Benefits of Bioenergy
Bioenergy is renewable electricity, heat or fuels from organic materials that are most often sourced from rural businesses in the agricultural, timber and food processing sectors. Making use of biobased feedstocks can enhance the resilience of rural industries by creating revenue for their waste streams while also benefiting the environment by replacing fossil-based fuels and sequestering carbon.

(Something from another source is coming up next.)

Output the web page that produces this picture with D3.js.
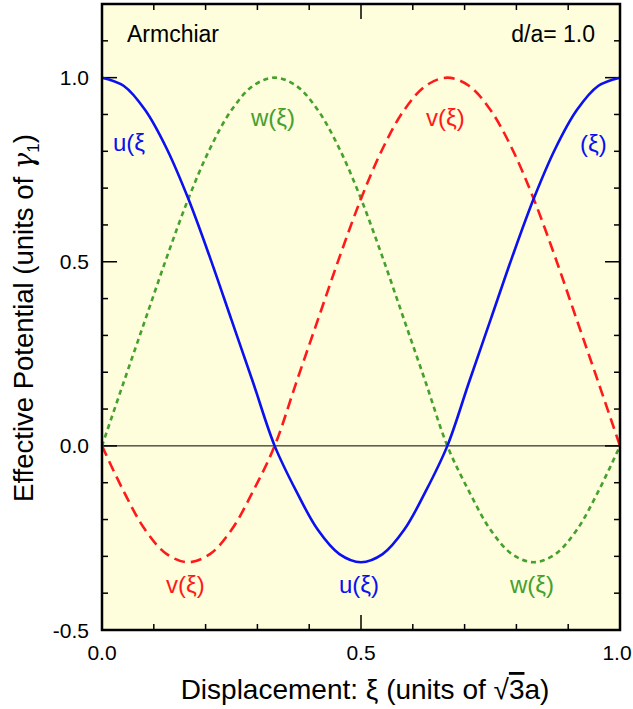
<!DOCTYPE html>
<html><head><meta charset="utf-8">
<script src="https://cdn.jsdelivr.net/npm/d3@7"></script>
<style>body{margin:0;background:#fff}svg{display:block}text{font-family:"Liberation Sans",Arial,sans-serif}</style>
</head><body>
<script>
const xi = d3.range(0, 25).map(k => k / 24);
const uVals = [1.000,0.978,0.912,0.807,0.671,0.512,0.342,0.172,0.000,-0.123,-0.228,-0.294,-0.316,-0.294,-0.228,-0.123,0.000,0.172,0.342,0.512,0.671,0.807,0.912,0.978,1.000];
const vVals = [0.000,-0.123,-0.228,-0.294,-0.316,-0.294,-0.228,-0.123,0.000,0.172,0.342,0.512,0.671,0.807,0.912,0.978,1.000,0.978,0.912,0.807,0.671,0.512,0.342,0.172,0.000];
const wVals = [0.000,0.172,0.342,0.512,0.671,0.807,0.912,0.978,1.000,0.978,0.912,0.807,0.671,0.512,0.342,0.172,0.000,-0.123,-0.228,-0.294,-0.316,-0.294,-0.228,-0.123,0.000];
const xTickLabels = [0.0, 0.5, 1.0];
const yTickLabels = [-0.5, 0.0, 0.5, 1.0];

const W = 633, H = 709;
const m = {l:102, r:13, t:4, b:79};
const svg = d3.select("body").append("svg").attr("width", W).attr("height", H);
const x = d3.scaleLinear().domain([0,1]).range([m.l, W - m.r]);
const y = d3.scaleLinear().domain([-0.5,1.2]).range([H - m.b, m.t]);

svg.append("rect").attr("x", x(0)).attr("y", y(1.2)).attr("width", x(1)-x(0)).attr("height", y(-0.5)-y(1.2)).attr("fill", "#fefddc");

// zero line
svg.append("line").attr("x1", x(0)).attr("x2", x(1)).attr("y1", y(0)).attr("y2", y(0)).attr("stroke", "#000").attr("stroke-width", 1);

// ticks
const xt = d3.range(0, 11).map(i => i / 10);
const yt = d3.range(-5, 12).map(i => i / 10);
const isMaj = v => Math.abs(v * 2 - Math.round(v * 2)) < 1e-6;
const tk = svg.append("g").attr("stroke", "#000").attr("stroke-width", 1.5);
xt.forEach(v => {
  const L = isMaj(v) ? 15 : 6;
  tk.append("line").attr("x1", x(v)).attr("x2", x(v)).attr("y1", y(-0.5)).attr("y2", y(-0.5) - L);
  tk.append("line").attr("x1", x(v)).attr("x2", x(v)).attr("y1", y(1.2)).attr("y2", y(1.2) + L);
});
yt.forEach(v => {
  const L = isMaj(v) ? 15 : 6;
  tk.append("line").attr("y1", y(v)).attr("y2", y(v)).attr("x1", x(0)).attr("x2", x(0) + L);
  tk.append("line").attr("y1", y(v)).attr("y2", y(v)).attr("x1", x(1)).attr("x2", x(1) - L);
});

// curves
const line = d3.line().x((d,i) => x(xi[i])).y(d => y(d)).curve(d3.curveCatmullRom.alpha(0.5));
svg.append("path").attr("d", line(wVals)).attr("fill","none").attr("stroke","#45a02e").attr("stroke-width",2.6).attr("stroke-dasharray","5,4");
svg.append("path").attr("d", line(vVals)).attr("fill","none").attr("stroke","#ff1a1a").attr("stroke-width",2.6).attr("stroke-dasharray","11,6");
svg.append("path").attr("d", line(uVals)).attr("fill","none").attr("stroke","#0a10f0").attr("stroke-width",2.6);

// frame
svg.append("rect").attr("x", x(0)).attr("y", y(1.2)).attr("width", x(1)-x(0)).attr("height", y(-0.5)-y(1.2)).attr("fill", "none").attr("stroke", "#000").attr("stroke-width", 2.5);

// tick labels
svg.append("g").selectAll("text").data(xTickLabels).join("text")
  .attr("x", d => Math.min(x(d), W - 16)).attr("y", 660).attr("text-anchor","middle").attr("font-size", 21).text(d => d.toFixed(1));
svg.append("g").selectAll("text").data(yTickLabels).join("text")
  .attr("x", 89).attr("y", d => y(d) + 7.5).attr("text-anchor","end").attr("font-size", 21).text(d => d.toFixed(1));

// axis titles
const xtitle = svg.append("text").attr("x", 365).attr("y", 699).attr("text-anchor","middle").attr("font-size", 28);
xtitle.append("tspan").text("Displacement: ξ (units of √");
xtitle.append("tspan").attr("text-decoration","overline").text("3");
xtitle.append("tspan").text("a)");

const ytitle = svg.append("text").attr("transform","translate(33,318) rotate(-90)").attr("text-anchor","middle").attr("font-size", 27.5);
ytitle.append("tspan").text("Effective Potential (units of ");
ytitle.append("tspan").attr("font-family","DejaVu Serif, serif").attr("font-style","italic").text("γ");
ytitle.append("tspan").attr("font-size", 17).attr("dy", 6).text("1");
ytitle.append("tspan").attr("dy", -6).text(")");

// annotations
svg.append("text").attr("x", 127).attr("y", 42).attr("font-size", 23).text("Armchiar");
svg.append("text").attr("x", 595).attr("y", 42).attr("text-anchor","end").attr("font-size", 23).text("d/a= 1.0");

const labels = [
  {t:"u(ξ", x:113, y:151, c:"#0a10f0"},
  {t:"w(ξ)", x:251, y:126, c:"#45a02e"},
  {t:"v(ξ)", x:426, y:126, c:"#ff1a1a"},
  {t:"(ξ)", x:580, y:152, c:"#0a10f0"},
  {t:"v(ξ)", x:166, y:593, c:"#ff1a1a"},
  {t:"u(ξ)", x:339, y:593, c:"#0a10f0"},
  {t:"w(ξ)", x:510, y:593, c:"#45a02e"}
];
svg.append("g").selectAll("text").data(labels).join("text")
  .attr("x", d => d.x).attr("y", d => d.y).attr("fill", d => d.c).attr("font-size", 24).text(d => d.t);
</script>
</body></html>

Biobased materials can be used to generate electricity, heat (either with pellets or bio-oil), or transportation fuel (often using either an enzymatic or thermochemical process to produce a product that can replace gasoline or diesel). Biobased products also can be used to manufacture renewable chemicals and other high-value products, such as bioplastics and polymers.
Sources of Biomass
Traditional Forestry
Agricultural Co-Products
Purpose-Grown Crops
Municipal Solid Waste
Landfill Gas
Animal Manure
How the Biogenic Carbon Cycle Works
Remove Carbon Dioxide
Working forests and purpose-grown energy crops remove carbon dioxide from the atmosphere. In fact, working forests are much more effective at capturing carbon than unmanaged forests, which grow slowly and have a greater risk of massive carbon releases, potentially occurring in wildfires or insect epidemics.
Capture & Store Carbon
Biobased products store carbon for a very long time, even while new forests and crops are growing. Forest products and other biobased products, such as renewable chemicals, are carbon sinks. And the use of wood for building construction is much more energy efficient than other materials like steel and concrete.
Avoid Fossil Fuel Use
Bioenergy displaces the use of fossil fuels and prevents geologic carbon from being released into the atmosphere. When fossil fuel use is avoided, the geologic storage of carbon is preserved. This prevents the addition of new carbon to the atmosphere.